**Task prompt**. Repeat everything from the first line of the listing below through the line that contains "import plotly.graph_objects as go", exactly. Leave out pictures.

# START OF Provided data

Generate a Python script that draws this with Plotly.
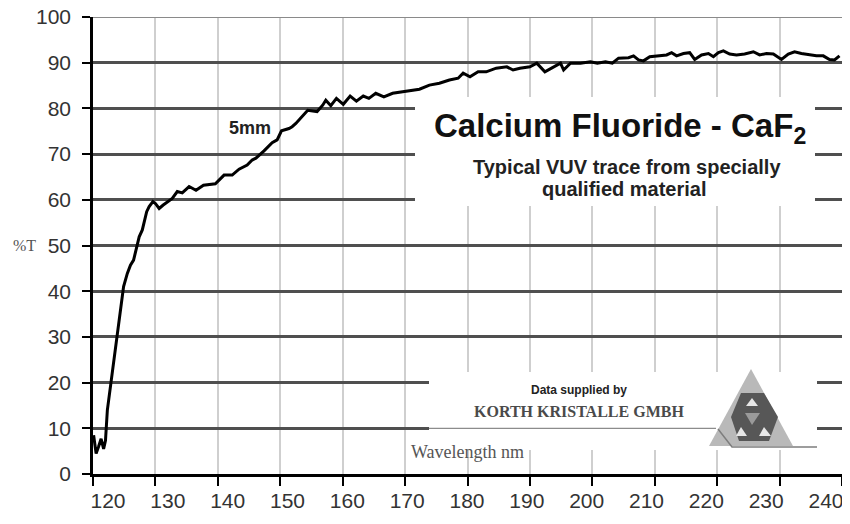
import plotly.graph_objects as go

# ---------------- data ----------------
wavelength_nm = [
    120.1, 120.5, 120.9, 121.3, 121.7, 122.0, 122.3, 122.8, 123.3, 123.9,
    124.4, 124.9, 125.5, 126.0, 126.5, 126.8, 127.4, 127.9, 128.2, 128.6,
    129.0, 129.6, 130.0, 130.6, 131.2, 131.9, 132.7, 133.5, 134.3, 135.4,
    136.5, 137.7, 138.6, 139.6, 141.0, 142.3, 143.4, 144.7, 145.5, 146.1,
    147.4, 148.7, 149.5, 150.2, 151.4, 151.9, 152.5, 153.4, 154.4, 155.9,
    156.8, 157.3, 158.1, 159.0, 160.1, 161.2, 162.2, 163.3, 164.2, 165.3,
    166.6, 168.0, 169.6, 170.9, 172.3, 173.9, 175.5, 177.1, 178.5, 179.3,
    180.4, 181.7, 183.0, 184.6, 186.3, 187.3, 188.4, 190.0, 191.1, 192.4,
    193.8, 194.9, 195.4, 196.5, 198.1, 199.7, 200.8, 202.1, 203.2, 204.2,
    205.8, 206.6, 207.4, 208.2, 209.2, 210.6, 211.9, 212.7, 213.5, 214.6,
    215.6, 216.4, 217.5, 218.6, 219.4, 220.2, 221.0, 222.0, 223.1, 224.4,
    225.8, 226.8, 227.9, 229.0, 230.3, 231.4, 232.4, 233.5, 234.8, 235.9,
    237.0, 238.0, 238.8, 239.6,
]
transmission_pct = [
    8.5, 4.5, 6.0, 7.7, 5.5, 7.3, 14.0, 19.1, 24.9, 30.8,
    36.6, 41.0, 43.9, 45.7, 46.8, 48.3, 51.9, 53.4, 54.9, 57.4,
    58.5, 59.6, 59.2, 58.1, 58.8, 59.6, 60.3, 61.8, 61.5, 62.9,
    62.1, 63.2, 63.3, 63.5, 65.4, 65.4, 66.7, 67.6, 68.7, 69.1,
    70.7, 72.5, 73.1, 75.1, 75.6, 76.0, 76.7, 78.0, 79.6, 79.3,
    80.7, 81.8, 80.6, 82.2, 80.9, 82.7, 81.6, 82.7, 82.2, 83.3,
    82.5, 83.3, 83.6, 84.0, 84.2, 85.1, 85.5, 86.2, 86.6, 87.7,
    86.9, 88.0, 88.0, 88.8, 89.1, 88.4, 88.8, 89.1, 89.9, 88.0,
    89.1, 89.9, 88.4, 89.9, 89.9, 90.2, 89.9, 90.2, 89.9, 91.0,
    91.1, 91.5, 90.6, 90.4, 91.3, 91.5, 91.7, 92.2, 91.5, 92.0,
    92.2, 90.7, 91.7, 92.0, 91.3, 92.2, 92.6, 91.9, 91.7, 91.9,
    92.4, 91.7, 92.0, 91.9, 90.7, 91.9, 92.4, 92.0, 91.7, 91.5,
    91.5, 90.7, 90.6, 91.5,
]
x_ticks = [120, 130, 140, 150, 160, 170, 180, 190, 200, 210, 220, 230, 240]
y_ticks = [0, 10, 20, 30, 40, 50, 60, 70, 80, 90, 100]

title_text = "Calcium Fluoride - CaF<sub>2</sub>"
subtitle_line1 = "Typical VUV trace from specially"
subtitle_line2 = "qualified material"
thickness_label = "5mm"
supplied_text = "Data supplied by"
company_text = "KORTH KRISTALLE GMBH"
x_title = "Wavelength nm"
y_title = "%T"

# ---------------- layout geometry ----------------
# the page body adds an 8px offset, so the figure is 8px smaller and
# all target positions below are given in window pixels
OFF = 8
W, H = 850 - OFF, 524 - OFF
PL, PR, PT, PB = 93, 842, 17, 474          # plot area in window pixels
ML, MT = PL - OFF, PT - OFF
MR, MB = W - (PR - OFF), H - (PB - OFF)
XMIN, XMAX = 120, 240
YMIN, YMAX = 0, 100
PW = PR - PL
PH = PB - PT
# printed wavelength labels sit on a slightly tighter pitch than the ticks
LAB_L, LAB_R = 108, 826
_k = (LAB_R - LAB_L) / (XMAX - XMIN)
LAB_RANGE = [XMIN - (LAB_L - PL) / _k, XMIN - (LAB_L - PL) / _k + PW / _k]


def px2x(px):
    return XMIN + (px - PL) / PW * (XMAX - XMIN)


def py2y(py):
    return YMIN + (PB - py) / PH * (YMAX - YMIN)


def path(points, close=True):
    s = "M " + " L ".join(f"{px2x(a):.4f},{py2y(b):.4f}" for a, b in points)
    return s + (" Z" if close else "")


fig = go.Figure()
fig.add_trace(go.Scatter(
    x=wavelength_nm, y=transmission_pct, mode="lines",
    line=dict(color="#000000", width=3), showlegend=False, hoverinfo="skip",
))
fig.add_trace(go.Scatter(
    x=[x_ticks[0]], y=[0], xaxis="x2", yaxis="y", mode="markers",
    marker=dict(size=1, opacity=0), showlegend=False, hoverinfo="skip",
))

shapes = [
    dict(type="line", xref="x", yref="y", layer="between",
         x0=XMIN, x1=XMAX, y0=YMAX, y1=YMAX,
         line=dict(color="#8a8a8a", width=2)),
    dict(type="rect", xref="x", yref="y", layer="between",
         x0=px2x(415), x1=px2x(815), y0=py2y(206), y1=py2y(97),
         fillcolor="white", line=dict(width=0)),
    dict(type="rect", xref="x", yref="y", layer="between",
         x0=px2x(429), x1=px2x(817), y0=py2y(450), y1=py2y(372),
         fillcolor="white", line=dict(width=0)),
    dict(type="line", xref="x", yref="y", layer="between",
         x0=px2x(429), x1=px2x(716), y0=10, y1=10,
         line=dict(color="#8c8c8c", width=1.2)),
    # logo
    dict(type="path", xref="x", yref="y", layer="above",
         path=path([(751, 369), (709, 446), (793, 446)]),
         fillcolor="#b9b9b9", line=dict(width=0)),
    dict(type="path", xref="x", yref="y", layer="above",
         path=path([(718, 429), (732, 447), (817, 447)], close=False),
         line=dict(color="#7d7d7d", width=1.5)),
    dict(type="path", xref="x", yref="y", layer="above",
         path=path([(741, 393), (764, 393), (778, 417), (769, 441),
                    (739, 441), (731, 417)]),
         fillcolor="#575757", line=dict(width=0)),
    dict(type="path", xref="x", yref="y", layer="above",
         path=path([(752, 398), (746, 406), (758, 406)]),
         fillcolor="#e6e6e6", line=dict(width=0)),
    dict(type="path", xref="x", yref="y", layer="above",
         path=path([(741, 427), (736, 436), (747, 436)]),
         fillcolor="#e6e6e6", line=dict(width=0)),
    dict(type="path", xref="x", yref="y", layer="above",
         path=path([(764, 427), (759, 436), (771, 436)]),
         fillcolor="#e6e6e6", line=dict(width=0)),
    dict(type="path", xref="x", yref="y", layer="above",
         path=path([(745, 413), (760, 413), (752, 425)]),
         fillcolor="#9a9a9a", line=dict(width=0)),
]

SANS = "Liberation Sans, Arial"
SERIF = "Liberation Serif, Times New Roman"
annotations = [
    dict(text="<b>" + title_text + "</b>", x=px2x(620), y=py2y(128), xref="x", yref="y",
         showarrow=False, font=dict(family=SANS, size=33, color="#111111")),
    dict(text="<b>" + subtitle_line1 + "</b>", x=px2x(627), y=py2y(167), xref="x", yref="y",
         showarrow=False, font=dict(family=SANS, size=20, color="#222222")),
    dict(text="<b>" + subtitle_line2 + "</b>", x=px2x(624), y=py2y(189), xref="x", yref="y",
         showarrow=False, font=dict(family=SANS, size=20, color="#222222")),
    dict(text="<b>" + thickness_label + "</b>", x=px2x(250), y=py2y(128), xref="x", yref="y",
         showarrow=False, font=dict(family=SANS, size=18, color="#222222")),
    dict(text="<b>" + supplied_text + "</b>", x=px2x(579), y=py2y(390), xref="x", yref="y",
         showarrow=False, font=dict(family=SANS, size=12, color="#222222")),
    dict(text="<b>" + company_text + "</b>", x=px2x(579), y=py2y(411), xref="x", yref="y",
         showarrow=False, font=dict(family=SERIF, size=16, color="#4a4a4a")),
    dict(text=x_title, x=px2x(467), y=py2y(452), xref="x", yref="y",
         showarrow=False, font=dict(family=SERIF, size=18, color="#555555")),
    dict(text=y_title, x=(24 - PL) / PW, y=(PB - 245) / PH, xref="paper", yref="paper",
         xanchor="center", yanchor="middle", showarrow=False,
         font=dict(family=SERIF, size=16, color="#555555")),
]

tickfont = dict(family=SANS, size=21, color="#333333")

fig.update_layout(
    width=W, height=H,
    margin=dict(l=ML, r=MR, t=MT, b=MB, pad=0),
    paper_bgcolor="white", plot_bgcolor="white",
    shapes=shapes, annotations=annotations,
    showlegend=False,
    xaxis=dict(
        range=[XMIN, XMAX], tickmode="array", tickvals=x_ticks,
        showticklabels=False,
        showgrid=True, gridcolor="#cfcfcf", gridwidth=1.5,
        showline=True, linecolor="#000000", linewidth=2.5,
        ticks="outside", ticklen=9, tickwidth=2, tickcolor="#000000",
        zeroline=False, fixedrange=True, automargin=False,
    ),
    xaxis2=dict(
        range=LAB_RANGE, overlaying="x", anchor="y", side="bottom",
        tickmode="array", tickvals=x_ticks, ticktext=[str(v) for v in x_ticks],
        showgrid=False, showline=False, zeroline=False,
        ticks="outside", ticklen=8, tickcolor="rgba(0,0,0,0)",
        tickfont=tickfont, fixedrange=True, automargin=False,
        ticklabeloverflow="allow",
    ),
    yaxis=dict(
        range=[YMIN, YMAX], tickmode="array", tickvals=y_ticks,
        ticktext=[str(v) for v in y_ticks],
        showgrid=True, gridcolor="#4f4f4f", gridwidth=2.5,
        showline=True, linecolor="#000000", linewidth=2.5,
        ticks="outside", ticklen=8, tickwidth=2, tickcolor="#000000",
        ticklabelstandoff=7, ticklabeloverflow="allow",
        tickfont=tickfont,
        zeroline=False, fixedrange=True, automargin=False,
    ),
)

fig.write_html("out.html")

# END OF Provided data

**Solution below**.
Generate a Python script that draws this with Plotly.
import plotly.graph_objects as go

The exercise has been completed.